The housing runs from early bungalows and small apartments near the historic downtown and the waterfront to hillside homes with harbor views. Newer condominiums line the redeveloped front. The population is large, diverse, and historically working-class, with deep roots in the fishing and port trades. San Pedro holds the largest Italian-American community in Southern California, centered on the Via Italia stretch of South Cabrillo Avenue. It has long been a heart of the Croatian and Norwegian communities in Los Angeles too, alongside large Mexican, Portuguese, and other populations drawn by the sea.
From a Tongva Harbor to the Port of Los Angeles
The land was home to the Tongva people, who lived on the peninsula for thousands of years in villages such as Chowigna and Suangna. They traveled the coast in plank canoes they called te’aats. The Spanish explorer Juan Rodriguez Cabrillo reached the bay in 1542, and the Spanish later named the harbor San Pedro. Through the rancho era, the bay served as the landing point for the cattle-hide trade that supplied the region. A small port town grew up around it.
San Pedro spent its early decades as an independent town. In 1906, Los Angeles annexed a narrow strip of land reaching south to the coast. In 1909 it annexed San Pedro and neighboring Wilmington, finally giving the city its harbor. The Port of Los Angeles had been established in 1907. Fishing, canneries, shipbuilding, and oil quickly made the harbor one of the busiest working waterfronts on the coast. A Japanese fishing community on Terminal Island pioneered the local albacore fishery before its residents were forced out during the Second World War, a loss the community still remembers.
Through the twentieth century, San Pedro remained a working-class port town, its fortunes tied to the longshore trade, the canneries, and the shipyards. It kept the strong sense of identity that still sets it apart. It also gathered the landmarks that define it today: the Victorian-era Point Fermin Lighthouse, the Korean Bell of Friendship on its bluff, the green span of the Vincent Thomas Bridge to Terminal Island, the Cabrillo Marine Aquarium, and the battleship USS Iowa on the waterfront.
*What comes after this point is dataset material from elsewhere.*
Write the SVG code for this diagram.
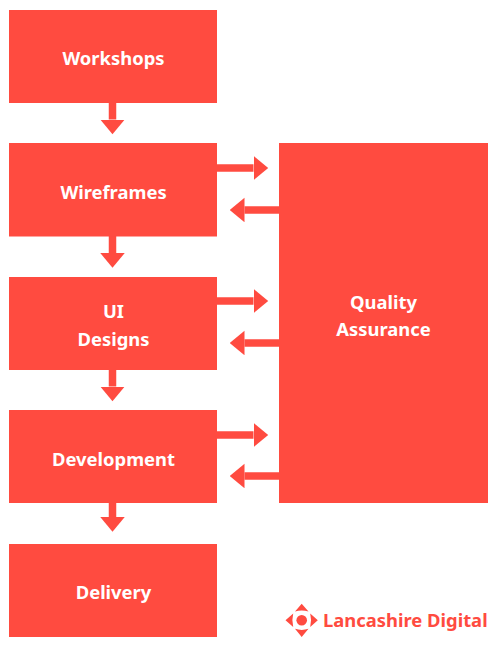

As the fishing and cannery work faded, the waterfront began a long redevelopment that continues today.
What a San Pedro Move Really Involves
San Pedro is part of the City of Los Angeles, so a move here works under LADOT rather than a separate city or the county. For larger moves, LADOT issues temporary no-parking permits that hold curb space at the address, and our office arranges and posts these in advance. The permit matters most in the older downtown and waterfront blocks, where the streets are narrow, and parking is scarce, and on the hillside streets, where there is little room to leave a truck.
The hills are the defining factor. San Pedro climbs from the harbor into bluffs and view neighborhoods, where homes sit on slopes behind stepped approaches and steep or narrow driveways. That can mean a long carry from where the truck can park, a climb to the door, and a shuttle plan for the heaviest pieces. We map all of that out beforehand. We confirm the grade and the access before move day, so a steep approach is planned rather than discovered on the morning of the move.
The age of the housing is the other factor. The bungalows and older apartments near downtown and the waterfront have narrow doorways, tight staircases, and original detail. We lay down door, railing, and floor protection as standard practice. The newer waterfront condos bring freight elevators, certificate of insurance requirements, and move-in windows. We arrange those with building management. We settle the permit, the access, the grade, and the truck size before move day, so nothing slows the job once the crew arrives.